### Problem statement
Collect all lines from the listing that include the string "this".
**** Records provided
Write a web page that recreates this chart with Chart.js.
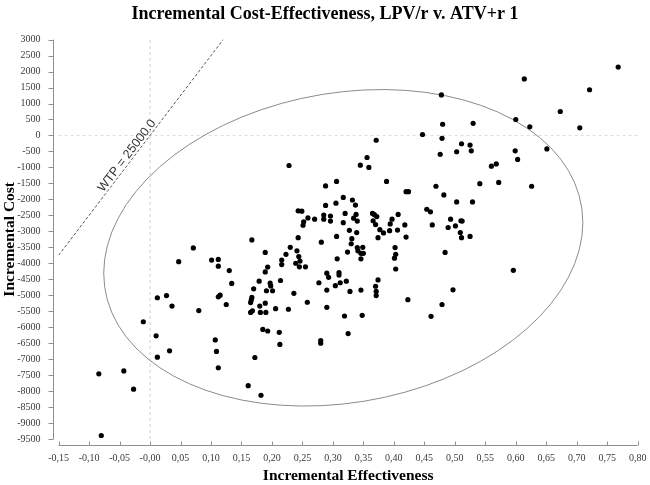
<!DOCTYPE html>
<html>
<head>
<meta charset="utf-8">
<script src="https://cdn.jsdelivr.net/npm/chart.js@4/dist/chart.umd.min.js"></script>
<style>
  html, body { margin: 0; padding: 0; background: #fff; }
  #c { display: block; }
</style>
</head>
<body>
<canvas id="c" width="650" height="485"></canvas>
<script>
// ---- Data ----
const chartTitle = 'Incremental Cost-Effectiveness, LPV/r v. ATV+r 1';
const xAxisTitle = 'Incremental Effectiveness';
const yAxisTitle = 'Incremental Cost';

const incrementalEffect = [
  0.167, 0.071, 0.047, 0.101, 0.112, 0.112, 0.130, 0.134, 0.179, 0.170,
  0.012, 0.027, 0.112, 0.115, 0.167, 0.189, 0.193, 0.189, 0.197, 0.198,
  0.191, 0.201, 0.214, 0.036, 0.080, 0.125, 0.166, 0.165, 0.165, 0.168,
  0.180, 0.181, 0.189, 0.190, 0.206, -0.011, 0.010, 0.032, 0.012, 0.107,
  0.109, 0.112, 0.185, 0.193, 0.212, 0.213, 0.172, 0.161, 0.182, -0.084,
  -0.043, -0.027, -0.080, 0.356, 0.345, 0.359, 0.476, 0.228, 0.388, 0.306,
  0.288, 0.469, 0.420, 0.424, 0.482, 0.317, 0.332, 0.305, 0.337, 0.288,
  0.243, 0.249, 0.320, 0.338, 0.365, 0.368, 0.372, 0.407, 0.454, 0.460,
  0.285, 0.285, 0.296, 0.296, 0.259, 0.270, 0.334, 0.340, 0.252, 0.251,
  0.366, 0.370, 0.397, 0.394, 0.418, 0.463, 0.489, 0.493, 0.317, 0.327,
  0.339, 0.377, 0.383, 0.393, 0.406, 0.306, 0.331, 0.374, 0.420, 0.243,
  0.281, 0.330, 0.230, 0.340, 0.341, 0.349, 0.350, 0.346, 0.324, 0.241,
  0.223, 0.402, 0.216, 0.216, 0.244, 0.246, 0.239, 0.245, 0.255, 0.307,
  0.346, 0.403, 0.401, 0.403, 0.484, 0.236, 0.290, 0.293, 0.310, 0.310,
  0.277, 0.304, 0.312, 0.322, 0.290, 0.328, 0.346, 0.374, 0.370, 0.371,
  0.371, 0.423, 0.227, 0.258, 0.290, 0.319, 0.348, 0.479, 0.461, 0.325,
  0.280, 0.280, 0.768, 0.614, 0.721, 0.478, 0.673, 0.600, 0.623, 0.705,
  0.480, 0.530, 0.447, 0.479, 0.651, 0.511, 0.525, 0.503, 0.527, 0.599,
  0.603, 0.560, 0.568, 0.541, 0.572, 0.626, 0.503, 0.529, 0.510, 0.512,
  0.501, 0.509, 0.511, 0.525, 0.596, 0.497, 0.371
];
const incrementalCost = [
  -3270, -3520, -3950, -3900, -3880, -4090, -4230, -4630, -4560, -4800,
  -5080, -5010, -5050, -5000, -5070, -3660, -4120, -4270, -4620, -4710,
  -4860, -4860, -4540, -5340, -5480, -5290, -5150, -5230, -5540, -5490,
  -5340, -5540, -5250, -5540, -5420, -5830, -6270, -6740, -6940, -6400,
  -6760, -7270, -6070, -6120, -6160, -6540, -6950, -7830, -8130, -7460,
  -7370, -7940, -9390, -690, -930, -1000, -590, -940, -1440, -1440,
  -1580, -1590, -1760, -1760, -1860, -1940, -2020, -2120, -2180, -2190,
  -2360, -2370, -2440, -2470, -2440, -2480, -2540, -2470, -2310, -2390,
  -2490, -2620, -2520, -2680, -2580, -2620, -2590, -2680, -2700, -2810,
  -2670, -2790, -2620, -2770, -2800, -2800, -2880, -2620, -2730, -2970,
  -3040, -2950, -3050, -2980, -2960, -3160, -3230, -3200, -3180, -3200,
  -3340, -3390, -3500, -3510, -3610, -3500, -3690, -3690, -3650, -3610,
  -3720, -3510, -3900, -4040, -3790, -3930, -4000, -4110, -4110, -3860,
  -3860, -3720, -3840, -4180, -3660, -4940, -4310, -4440, -4290, -4370,
  -4610, -4700, -4610, -4560, -4840, -4880, -4840, -4520, -4720, -4880,
  -5010, -5140, -5440, -5220, -5380, -5650, -5630, -5290, -5660, -6200,
  -6420, -6500, 2140, 1770, 1430, 1270, 750, 500, 270, 240,
  350, 380, 30, -90, -420, -260, -300, -510, -480, -480,
  -750, -960, -890, -1510, -1470, -1590, -2080, -2080, -2670, -2680,
  -2830, -3040, -3200, -3160, -4220, -4830, -150
];

// Axis ticks
const xTickValues = [-0.15, -0.10, -0.05, 0.00, 0.05, 0.10, 0.15, 0.20, 0.25, 0.30,
                     0.35, 0.40, 0.45, 0.50, 0.55, 0.60, 0.65, 0.70, 0.75, 0.80];
const xTickLabels = ['-0,15', '-0,10', '-0,05', '-0,00', '0,05', '0,10', '0,15', '0,20', '0,25', '0,30',
                     '0,35', '0,40', '0,45', '0,50', '0,55', '0,60', '0,65', '0,70', '0,75', '0,80'];
const yTickValues = [-9500, -9000, -8500, -8000, -7500, -7000, -6500, -6000, -5500, -5000,
                     -4500, -4000, -3500, -3000, -2500, -2000, -1500, -1000, -500, 0,
                     500, 1000, 1500, 2000, 2500, 3000];
const yTickLabels = ['-9500', '-9000', '-8500', '-8000', '-7500', '-7000', '-6500', '-6000', '-5500', '-5000',
                     '-4500', '-4000', '-3500', '-3000', '-2500', '-2000', '-1500', '-1000', '-500', '0',
                     '500', '1000', '1500', '2000', '2500', '3000'];

// Willingness-to-pay threshold line
const wtpValue = 25000;
const wtpLabel = 'WTP = 25000.0';
const wtpEffectRange = [-0.15, 0.12];
const wtpLabelEffect = -0.03;

// Confidence ellipse (centre and shape, in data units)
const ellipseCenter = [0.317, -3516];
const ellipseShape = [0.393, 794, 4889]; // x radius, y shear, y radius
const ellipseSegments = 72;

// ---- Build datasets ----
const xMin = xTickValues[0], xMax = xTickValues[xTickValues.length - 1];
const yMin = yTickValues[0], yMax = yTickValues[yTickValues.length - 1];

const scatterPts = incrementalEffect.map((e, i) => ({ x: e, y: incrementalCost[i] }));
const wtpPts = wtpEffectRange.map(e => ({ x: e, y: wtpValue * e }));
const ellipsePts = [];
for (let k = 0; k <= ellipseSegments; k++) {
  const t = 2 * Math.PI * k / ellipseSegments;
  ellipsePts.push({
    x: ellipseCenter[0] + ellipseShape[0] * Math.cos(t),
    y: ellipseCenter[1] + ellipseShape[1] * Math.cos(t) + ellipseShape[2] * Math.sin(t)
  });
}

const SERIF = "'Liberation Serif', 'Times New Roman', serif";

const axesPlugin = {
  id: 'offsetAxes',
  afterDraw(chart) {
    const { ctx, chartArea: a, scales: { x, y } } = chart;
    ctx.save();
    ctx.strokeStyle = '#8f8f8f';
    ctx.lineWidth = 1;
    const ax = Math.round(a.left - 6) + 0.5;
    ctx.beginPath();
    ctx.moveTo(ax, y.getPixelForValue(yMax));
    ctx.lineTo(ax, y.getPixelForValue(yMin));
    yTickValues.forEach(v => {
      const py = Math.round(y.getPixelForValue(v)) + 0.5;
      ctx.moveTo(ax - 5, py);
      ctx.lineTo(ax, py);
    });
    const ay = Math.round(a.bottom + 6) + 0.5;
    ctx.moveTo(x.getPixelForValue(xMin), ay);
    ctx.lineTo(x.getPixelForValue(xMax), ay);
    xTickValues.forEach(v => {
      const px = Math.round(x.getPixelForValue(v)) + 0.5;
      ctx.moveTo(px, ay - 4);
      ctx.lineTo(px, ay);
    });
    ctx.stroke();
    ctx.restore();
  }
};

const wtpLabelPlugin = {
  id: 'wtpLabel',
  afterDatasetsDraw(chart) {
    const { ctx, scales: { x, y } } = chart;
    const x1 = x.getPixelForValue(wtpPts[0].x), y1 = y.getPixelForValue(wtpPts[0].y);
    const x2 = x.getPixelForValue(wtpPts[1].x), y2 = y.getPixelForValue(wtpPts[1].y);
    const ang = Math.atan2(y2 - y1, x2 - x1);
    const px = x.getPixelForValue(wtpLabelEffect), py = y.getPixelForValue(wtpValue * wtpLabelEffect);
    ctx.save();
    ctx.translate(px, py);
    ctx.rotate(ang);
    ctx.font = "12.5px 'Liberation Sans', Arial, sans-serif";
    ctx.fillStyle = '#333';
    ctx.textAlign = 'center';
    ctx.textBaseline = 'middle';
    ctx.fillText(wtpLabel, 0, -6);
    ctx.restore();
  }
};

new Chart(document.getElementById('c'), {
  type: 'scatter',
  data: {
    datasets: [
      {
        label: 'points', data: scatterPts, backgroundColor: '#000', borderColor: '#000',
        pointRadius: 2.6, pointBorderWidth: 0, order: 0
      },
      {
        label: 'ellipse', data: ellipsePts, showLine: true, pointRadius: 0,
        borderColor: '#8a8a8a', borderWidth: 1, tension: 0, fill: false, order: 3
      },
      {
        label: 'wtp', data: wtpPts, showLine: true, pointRadius: 0,
        borderColor: '#555', borderWidth: 1, borderDash: [3, 2], order: 2
      },
      {
        label: 'zeroX', data: [{ x: 0, y: yMin }, { x: 0, y: yMax }], showLine: true, pointRadius: 0,
        borderColor: '#cfcfcf', borderWidth: 1, borderDash: [3, 3], order: 4
      },
      {
        label: 'zeroY', data: [{ x: xMin, y: 0 }, { x: xMax, y: 0 }], showLine: true, pointRadius: 0,
        borderColor: '#dcdcdc', borderWidth: 1, borderDash: [3, 3], order: 4
      }
    ]
  },
  options: {
    responsive: false,
    animation: false,
    events: [],
    layout: { padding: { left: 0, right: 0, top: 0, bottom: 0 } },
    plugins: {
      legend: { display: false },
      tooltip: { enabled: false },
      title: {
        display: true, text: chartTitle, color: '#000',
        font: { family: SERIF, size: 18, weight: 'bold' },
        padding: { top: 4, bottom: 14 }
      }
    },
    scales: {
      x: {
        type: 'linear', min: xMin, max: xMax,
        afterBuildTicks: s => { s.ticks = xTickValues.map(v => ({ value: v })); },
        grid: { display: false, drawTicks: false },
        border: { display: false },
        ticks: {
          autoSkip: false, maxRotation: 0, padding: 13, color: '#3a3a3a',
          font: { family: SERIF, size: 10 },
          callback: (v, i) => xTickLabels[i]
        },
        title: {
          display: true, text: xAxisTitle, color: '#000',
          font: { family: SERIF, size: 15.5, weight: 'bold' },
          padding: { top: 3, bottom: 0 }
        },
        afterFit: s => { s.height = 46; s.paddingRight = 12.3; s.paddingLeft = 0; }
      },
      y: {
        type: 'linear', min: yMin, max: yMax,
        afterBuildTicks: s => { s.ticks = yTickValues.map(v => ({ value: v })); },
        grid: { display: false, drawTicks: false },
        border: { display: false },
        ticks: {
          autoSkip: false, padding: 18, color: '#3a3a3a',
          font: { family: SERIF, size: 10 },
          callback: (v, i) => yTickLabels[i]
        },
        title: {
          display: true, text: yAxisTitle, color: '#000',
          font: { family: SERIF, size: 15.5, weight: 'bold' },
          padding: { top: 1, bottom: 0 }
        },
        afterFit: s => { s.width = 58.6; }
      }
    }
  },
  plugins: [axesPlugin, wtpLabelPlugin]
});
</script>
</body>
</html>
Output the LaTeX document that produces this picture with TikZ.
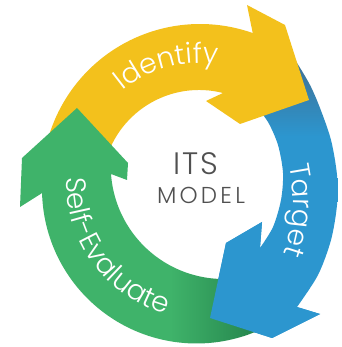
********
### Solution to the exercise
Write a web page that recreates this chart with Chart.js.
Output the LaTeX document that produces this picture with TikZ.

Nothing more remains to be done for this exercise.